Yo, por ejemplo, podría (con un trivial cambio de sexo) presentarme como un líder de izquierdas puro como la azucena, absorbido por la felicidad del proletariado, creyente devoto en todos los principios de la modernidad, incluido una exquisita sensibilidad hacia el feminismo. Puedo decir, no sé, que nunca cobraré como cargo público más de tres veces el salario mínimo interprofesional, o que no me mudaré nunca del piso de protección oficial en el que vivo en un barrio obrero, porque quiero estar cerca de la gente cuando bajo a comprar el pan. Esas cosas, por qué no, gustan mucho a la chusma.
Pero si luego gano como trece o catorce veces el SMI y me mudo a un casoplón con piscina y vigilancia 24/7 en una urbanización en Galapagar, no sé, quizá no era totalmente sincero. O si tengo a mis colaboradoras como harén sucesivo (no, que sepamos, simultáneo), a las que proporciono un cargo público como premio de consuelo cuando las dejo; o me confieso en privado como “marxista devenido en psicópata” porque “azotaría hasta que sangrase” a una popular periodista televisiva, a lo mejor, no sé, no soy tan exquisitamente feminista.

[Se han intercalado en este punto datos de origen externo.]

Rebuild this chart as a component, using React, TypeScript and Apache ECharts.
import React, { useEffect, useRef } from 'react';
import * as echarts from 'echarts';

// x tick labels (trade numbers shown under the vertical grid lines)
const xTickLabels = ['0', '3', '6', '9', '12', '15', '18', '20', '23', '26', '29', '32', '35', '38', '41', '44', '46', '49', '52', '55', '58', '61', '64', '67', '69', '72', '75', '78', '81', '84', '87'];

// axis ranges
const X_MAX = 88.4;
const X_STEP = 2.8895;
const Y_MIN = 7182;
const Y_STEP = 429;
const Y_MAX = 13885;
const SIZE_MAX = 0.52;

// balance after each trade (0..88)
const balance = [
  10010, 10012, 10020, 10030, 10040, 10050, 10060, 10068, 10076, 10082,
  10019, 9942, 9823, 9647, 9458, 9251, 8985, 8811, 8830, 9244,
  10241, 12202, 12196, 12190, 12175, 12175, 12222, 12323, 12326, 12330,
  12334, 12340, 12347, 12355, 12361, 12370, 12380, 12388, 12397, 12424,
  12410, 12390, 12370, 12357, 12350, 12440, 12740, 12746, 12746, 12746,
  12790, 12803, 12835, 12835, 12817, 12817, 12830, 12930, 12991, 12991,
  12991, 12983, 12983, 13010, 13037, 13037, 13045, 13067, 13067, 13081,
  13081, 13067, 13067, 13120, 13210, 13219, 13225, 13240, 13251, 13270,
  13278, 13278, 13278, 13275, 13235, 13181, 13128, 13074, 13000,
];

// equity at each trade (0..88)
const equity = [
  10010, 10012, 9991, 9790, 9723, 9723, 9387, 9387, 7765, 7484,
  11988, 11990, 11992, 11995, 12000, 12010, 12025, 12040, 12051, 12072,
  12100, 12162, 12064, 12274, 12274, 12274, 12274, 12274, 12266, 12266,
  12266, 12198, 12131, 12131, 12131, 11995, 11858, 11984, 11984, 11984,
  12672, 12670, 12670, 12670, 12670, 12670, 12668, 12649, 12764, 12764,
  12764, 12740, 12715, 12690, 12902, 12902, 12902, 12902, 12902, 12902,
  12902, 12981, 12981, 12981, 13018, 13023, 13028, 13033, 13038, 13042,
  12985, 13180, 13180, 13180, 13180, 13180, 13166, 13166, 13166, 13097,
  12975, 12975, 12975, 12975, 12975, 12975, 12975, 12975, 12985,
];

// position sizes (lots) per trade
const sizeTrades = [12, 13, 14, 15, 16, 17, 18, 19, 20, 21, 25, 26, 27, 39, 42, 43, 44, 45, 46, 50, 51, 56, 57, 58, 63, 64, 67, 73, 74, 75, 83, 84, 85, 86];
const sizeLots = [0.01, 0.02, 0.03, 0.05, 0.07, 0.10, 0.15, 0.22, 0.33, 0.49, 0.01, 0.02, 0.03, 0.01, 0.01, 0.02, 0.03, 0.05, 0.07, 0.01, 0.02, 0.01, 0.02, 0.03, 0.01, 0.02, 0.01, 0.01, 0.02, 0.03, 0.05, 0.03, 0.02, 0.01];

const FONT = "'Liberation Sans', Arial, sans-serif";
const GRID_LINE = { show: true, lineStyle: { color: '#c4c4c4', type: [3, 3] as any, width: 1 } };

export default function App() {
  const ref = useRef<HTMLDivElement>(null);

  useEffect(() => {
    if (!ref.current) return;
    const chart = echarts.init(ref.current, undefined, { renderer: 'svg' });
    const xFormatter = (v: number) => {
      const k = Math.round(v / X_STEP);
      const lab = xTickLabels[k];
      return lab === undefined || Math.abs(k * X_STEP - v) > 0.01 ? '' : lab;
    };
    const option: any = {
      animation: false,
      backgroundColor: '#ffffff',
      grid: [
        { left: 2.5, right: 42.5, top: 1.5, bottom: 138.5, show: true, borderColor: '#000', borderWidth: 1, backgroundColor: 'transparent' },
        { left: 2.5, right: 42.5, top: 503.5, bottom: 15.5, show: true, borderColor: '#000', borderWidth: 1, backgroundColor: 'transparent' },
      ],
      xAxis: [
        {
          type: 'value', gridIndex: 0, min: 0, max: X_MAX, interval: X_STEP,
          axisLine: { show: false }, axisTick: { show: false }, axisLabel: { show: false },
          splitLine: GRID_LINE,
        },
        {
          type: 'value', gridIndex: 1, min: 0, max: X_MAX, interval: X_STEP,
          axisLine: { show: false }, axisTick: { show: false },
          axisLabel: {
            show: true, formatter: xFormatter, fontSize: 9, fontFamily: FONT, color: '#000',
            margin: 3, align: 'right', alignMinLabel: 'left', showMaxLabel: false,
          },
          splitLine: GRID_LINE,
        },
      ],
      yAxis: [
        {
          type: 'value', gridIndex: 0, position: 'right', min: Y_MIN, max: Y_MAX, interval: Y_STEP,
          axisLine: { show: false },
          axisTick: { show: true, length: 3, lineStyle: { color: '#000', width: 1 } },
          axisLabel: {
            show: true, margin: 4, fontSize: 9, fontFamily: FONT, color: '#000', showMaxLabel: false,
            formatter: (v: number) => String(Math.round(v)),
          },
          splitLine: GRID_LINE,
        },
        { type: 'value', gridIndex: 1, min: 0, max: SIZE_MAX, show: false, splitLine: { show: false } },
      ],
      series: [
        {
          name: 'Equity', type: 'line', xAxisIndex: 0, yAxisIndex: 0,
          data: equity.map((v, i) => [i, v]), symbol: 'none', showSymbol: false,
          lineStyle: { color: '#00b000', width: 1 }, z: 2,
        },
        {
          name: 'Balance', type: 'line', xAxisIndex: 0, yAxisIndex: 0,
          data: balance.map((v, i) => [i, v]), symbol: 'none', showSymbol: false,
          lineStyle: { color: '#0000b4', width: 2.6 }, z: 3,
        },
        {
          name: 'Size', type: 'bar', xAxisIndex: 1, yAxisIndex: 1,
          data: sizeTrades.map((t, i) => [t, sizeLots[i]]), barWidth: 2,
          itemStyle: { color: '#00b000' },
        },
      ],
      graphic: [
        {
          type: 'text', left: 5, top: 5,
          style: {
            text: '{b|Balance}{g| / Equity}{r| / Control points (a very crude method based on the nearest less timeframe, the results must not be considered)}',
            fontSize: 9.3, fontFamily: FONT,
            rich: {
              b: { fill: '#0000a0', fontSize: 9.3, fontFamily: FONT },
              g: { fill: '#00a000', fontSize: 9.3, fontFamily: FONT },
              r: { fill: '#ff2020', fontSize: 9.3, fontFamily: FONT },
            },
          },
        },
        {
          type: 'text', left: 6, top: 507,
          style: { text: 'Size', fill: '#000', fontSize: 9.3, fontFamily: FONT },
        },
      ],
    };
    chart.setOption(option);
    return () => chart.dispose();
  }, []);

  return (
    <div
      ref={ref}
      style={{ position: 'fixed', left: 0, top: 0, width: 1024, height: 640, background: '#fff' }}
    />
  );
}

O si, digamos, soy una vicepresidente socialista enamorada de ‘lo público’ que me he hartado de poner por las nubes la sanidad privada, y en cuanto tengo un susto coronavírico me voy corriendo a ingresar en la Ruber Internacional -privada e incluso exclusiva-, se me ocurre que es posible que mi fe en lo estatal no sea exactamente como predico.
Eso es lo que no falla: lo que hacen con su vida. Eso es en lo que de verdad creen. Entonces, ¿no es cierto que Celaá crea en la conveniencia de acabar con la elección libre de centro, con la libertad de los padres para decidir la educación de sus hijos? No, no: en esto es absolutamente sincera. Lo que no cree es que sea buena. Sencillamente, cree que los españolitos serán más controlables y fáciles de pastorear si desde pequeños se les programa al gusto.

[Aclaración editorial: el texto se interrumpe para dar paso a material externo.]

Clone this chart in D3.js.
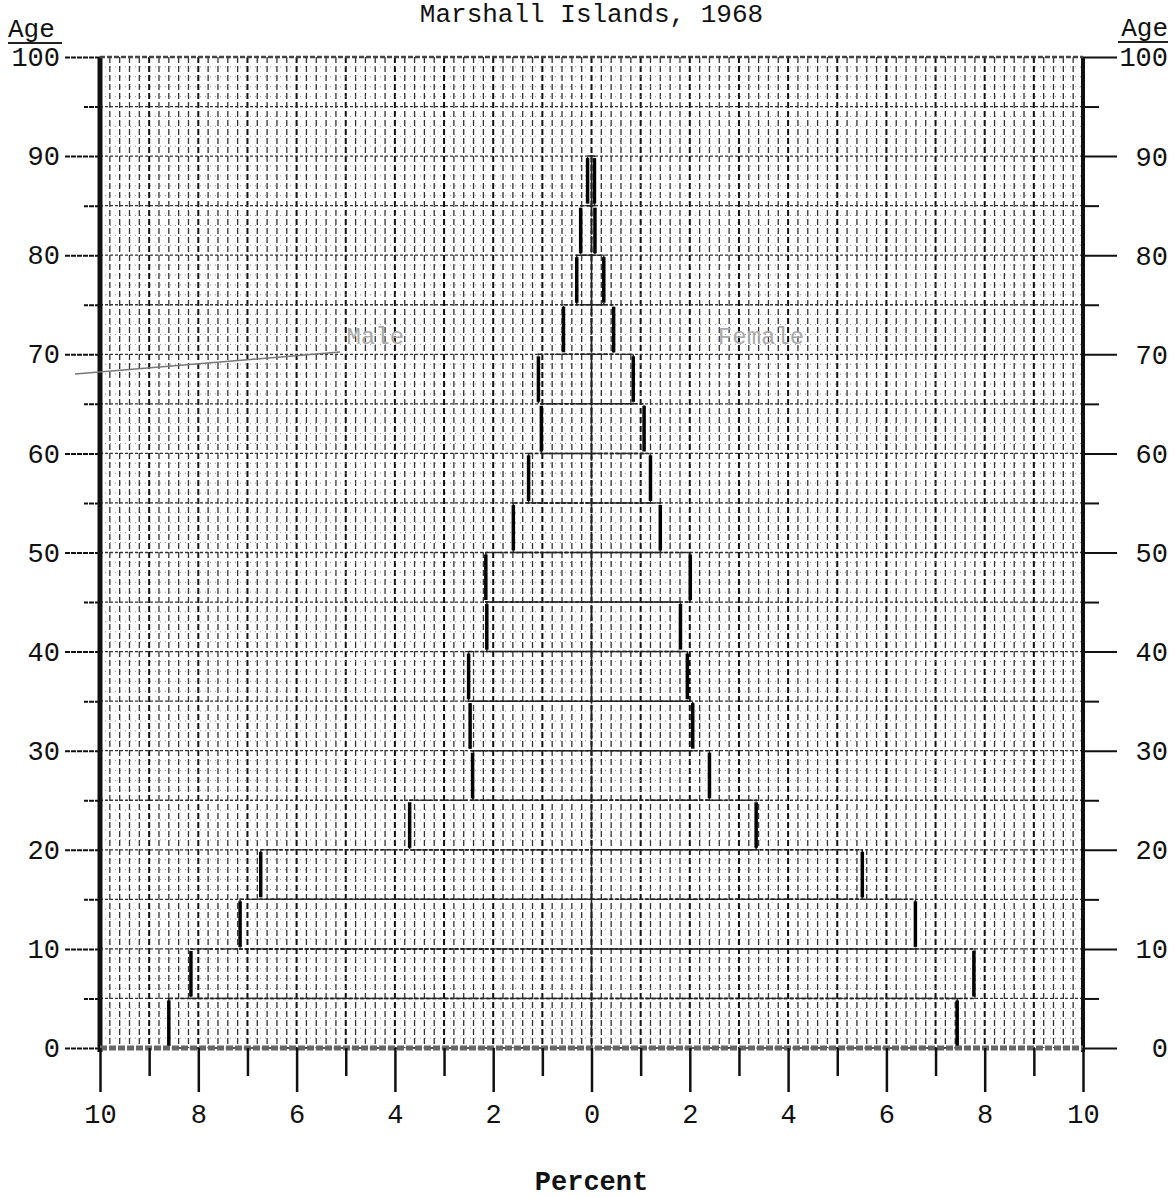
<!DOCTYPE html>
<html>
<head>
<meta charset="utf-8">
<script src="https://cdn.jsdelivr.net/npm/d3@7"></script>
<style>
  body { margin: 0; background: #fff; }
  svg text { font-family: "Liberation Mono", "DejaVu Sans Mono", monospace; fill: #111; }
</style>
</head>
<body>
<div id="chart"></div>
<script>
// 5-year age groups (lower bound), percent of total population
var ageStarts = [0, 5, 10, 15, 20, 25, 30, 35, 40, 45, 50, 55, 60, 65, 70, 75, 80, 85];
var male   = [8.6, 8.15, 7.15, 6.73, 3.70, 2.42, 2.47, 2.50, 2.13, 2.15, 1.59, 1.28, 1.02, 1.08, 0.57, 0.30, 0.22, 0.08];
var female = [7.44, 7.78, 6.59, 5.51, 3.35, 2.40, 2.06, 1.95, 1.81, 2.01, 1.40, 1.20, 1.07, 0.85, 0.45, 0.25, 0.07, 0.06];

var ageTicks = [0, 10, 20, 30, 40, 50, 60, 70, 80, 90, 100];
var ageMinorTicks = [5, 15, 25, 35, 45, 55, 65, 75, 85, 95];
var pctTicks = [-10, -8, -6, -4, -2, 0, 2, 4, 6, 8, 10];
var pctMinorTicks = [-9, -7, -5, -3, -1, 1, 3, 5, 7, 9];

var title = "Marshall Islands, 1968";

var width = 1175, height = 1197;
var margin = {top: 57, right: 92, bottom: 149, left: 100};

var x = d3.scaleLinear().domain([-10, 10]).range([margin.left, width - margin.right]);
var y = d3.scaleLinear().domain([0, 100]).range([height - margin.bottom, margin.top]);

var svg = d3.select("#chart").append("svg")
    .attr("width", width)
    .attr("height", height);

//graph paper: fine vertical lines every 0.2%, heavier every 1%
var grid = svg.append("g").attr("class", "grid");
var vLines = d3.range(-49, 50).map(function(d) { return d / 5; });
grid.selectAll("line.v")
    .data(vLines)
    .enter().append("line")
    .attr("class", "v")
    .attr("x1", function(d) { return x(d); })
    .attr("x2", function(d) { return x(d); })
    .attr("y1", y(100))
    .attr("y2", y(0))
    .attr("stroke", function(d) { return Math.abs(d % 1) < 1e-6 ? "#111" : "#333"; })
    .attr("stroke-width", function(d) { return Math.abs(d % 1) < 1e-6 ? 2 : 1.3; })
    .attr("stroke-dasharray", "6,3");

//horizontal lines every year (faint), every 5 years darker
var hLines = d3.range(1, 100);
grid.selectAll("line.h")
    .data(hLines)
    .enter().append("line")
    .attr("class", "h")
    .attr("x1", x(-10))
    .attr("x2", x(10))
    .attr("y1", function(d) { return y(d); })
    .attr("y2", function(d) { return y(d); })
    .attr("stroke", function(d) { return d % 5 === 0 ? "#333" : "#888"; })
    .attr("stroke-width", function(d) { return d % 5 === 0 ? 1.3 : 0.9; })
    .attr("stroke-dasharray", function(d) { return d % 5 === 0 ? "3,2" : "1,4"; });

//bars: outlined, with a heavy pen stroke at the outer end
var groups = ageStarts.map(function(a, i) { return {age: a, male: male[i], female: female[i]}; });
var bars = svg.append("g").attr("class", "bars");

function drawSide(key, sign) {
    var g = bars.selectAll("g." + key)
        .data(groups)
        .enter().append("g")
        .attr("class", key);
    g.append("rect")
        .attr("x", function(d) { return Math.min(x(0), x(sign * d[key])); })
        .attr("y", function(d) { return y(d.age + 5); })
        .attr("width", function(d) { return Math.abs(x(sign * d[key]) - x(0)); })
        .attr("height", function(d) { return y(d.age) - y(d.age + 5); })
        .attr("fill", "none")
        .attr("stroke", "#222")
        .attr("stroke-width", 1.5)
        .attr("stroke-dasharray", "4,2");
    g.append("line")
        .attr("x1", function(d) { return x(sign * d[key]); })
        .attr("x2", function(d) { return x(sign * d[key]); })
        .attr("y1", function(d) { return y(d.age + 5) + 2; })
        .attr("y2", function(d) { return y(d.age) - 2; })
        .attr("stroke", "#000")
        .attr("stroke-width", 3.5);
}
drawSide("male", -1);
drawSide("female", 1);

//frame
svg.append("line").attr("x1", x(-10)).attr("x2", x(-10)).attr("y1", y(100)).attr("y2", y(0) + 4)
    .attr("stroke", "#111").attr("stroke-width", 5);
svg.append("line").attr("x1", x(10)).attr("x2", x(10)).attr("y1", y(100)).attr("y2", y(0) + 4)
    .attr("stroke", "#111").attr("stroke-width", 4);
svg.append("line").attr("x1", x(-10)).attr("x2", x(10)).attr("y1", y(100)).attr("y2", y(100))
    .attr("stroke", "#444").attr("stroke-width", 2.5).attr("stroke-dasharray", "5,2");
svg.append("line").attr("x1", x(-10)).attr("x2", x(10)).attr("y1", y(0)).attr("y2", y(0))
    .attr("stroke", "#666").attr("stroke-width", 5).attr("stroke-dasharray", "7,2");

//left axis
var axisLeft = d3.axisLeft(y).tickValues(ageTicks).tickSize(36).tickPadding(4);
svg.append("g")
    .attr("class", "leftAxis")
    .attr("transform", "translate(" + x(-10) + ",0)")
    .call(axisLeft);
var axisLeftMinor = d3.axisLeft(y).tickValues(ageMinorTicks).tickSize(16).tickFormat("");
svg.append("g")
    .attr("class", "leftAxis minor")
    .attr("transform", "translate(" + x(-10) + ",0)")
    .call(axisLeftMinor);

//right axis (labels right aligned at the page edge)
var axisRight = d3.axisRight(y).tickValues(ageTicks).tickSize(34).tickFormat("");
svg.append("g")
    .attr("class", "rightAxis")
    .attr("transform", "translate(" + x(10) + ",0)")
    .call(axisRight);
var axisRightMinor = d3.axisRight(y).tickValues(ageMinorTicks).tickSize(16).tickFormat("");
svg.append("g")
    .attr("class", "rightAxis minor")
    .attr("transform", "translate(" + x(10) + ",0)")
    .call(axisRightMinor);
svg.append("g").selectAll("text")
    .data(ageTicks)
    .enter().append("text")
    .attr("x", 1168)
    .attr("y", function(d) { return y(d); })
    .attr("dy", "0.35em")
    .attr("text-anchor", "end")
    .attr("font-size", 27)
    .text(function(d) { return d; });

//bottom axis
var axisBottom = d3.axisBottom(x).tickValues(pctTicks).tickSize(44).tickPadding(12)
    .tickFormat(function(d) { return Math.abs(d); });
svg.append("g")
    .attr("class", "bottomAxis")
    .attr("transform", "translate(0," + y(0) + ")")
    .call(axisBottom);
var axisBottomMinor = d3.axisBottom(x).tickValues(pctMinorTicks).tickSize(28).tickFormat("");
svg.append("g")
    .attr("class", "bottomAxis minor")
    .attr("transform", "translate(0," + y(0) + ")")
    .call(axisBottomMinor);

//axis styling set by hand
svg.selectAll(".domain").remove();
svg.selectAll(".leftAxis line, .rightAxis line, .bottomAxis line")
    .attr("stroke", "#111")
    .attr("stroke-width", 2);
svg.selectAll(".leftAxis line").attr("stroke-dasharray", "5,1");
svg.selectAll(".bottomAxis line").attr("stroke-width", 2.5);
svg.selectAll(".leftAxis text, .bottomAxis text")
    .attr("font-size", 27)
    .attr("fill", "#111")
    .style("font-family", "'Liberation Mono', monospace");

//titles and labels
svg.append("text").attr("x", x(0)).attr("y", 22).attr("text-anchor", "middle")
    .attr("font-size", 26).text(title);
svg.append("text").attr("x", 8).attr("y", 37).attr("font-size", 26).text("Age");
svg.append("line").attr("x1", 8).attr("x2", 62).attr("y1", 43).attr("y2", 43)
    .attr("stroke", "#222").attr("stroke-width", 2);
svg.append("text").attr("x", 1168).attr("y", 36).attr("text-anchor", "end").attr("font-size", 26).text("Age");
svg.append("line").attr("x1", 1118).attr("x2", 1168).attr("y1", 42).attr("y2", 42)
    .attr("stroke", "#222").attr("stroke-width", 2);
svg.append("text").attr("x", x(0)).attr("y", 1190).attr("text-anchor", "middle")
    .attr("font-size", 27).attr("font-weight", "bold").text("Percent");

//faint handwritten sex labels
svg.append("text").attr("x", x(-4.4)).attr("y", 344).attr("text-anchor", "middle")
    .attr("font-size", 24).attr("fill", "#aaa").style("fill", "#aaa").text("Male");
svg.append("text").attr("x", x(3.45)).attr("y", 344).attr("text-anchor", "middle")
    .attr("font-size", 24).attr("fill", "#aaa").style("fill", "#aaa").text("Female");
svg.append("line").attr("x1", 75).attr("x2", 340).attr("y1", 374).attr("y2", 352)
    .attr("stroke", "#777").attr("stroke-width", 1.5);
</script>
</body>
</html>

Pero es para los otros, y saben que es mala y que apenas merece el nombre de ‘educación’. Los poderosos son otra cosa, y el poder, el verdadero poder, es eximirse uno mismo de las mismas cosas que impone a la gente corriente. Pablo Iglesias en la oposición haría arder las calles si un vicepresidente del PP pretendiera salvar su hogar de las protestas que urdiría el propio Pablo cortando calles y dejando media Sierra de Madrid sin protección, porque tiene a todos los policías custodiando su hogar. Pero él es él, esa es toda la cuestión.
Así que, ya saben: para entenderles, para saber qué piensan realmente, cómo son de verdad y qué les parece bueno o malo, ignoren por completo lo que digan, mucho menos lo que nos impongan y observen lo que eligen para sí mismos y sus seres queridos.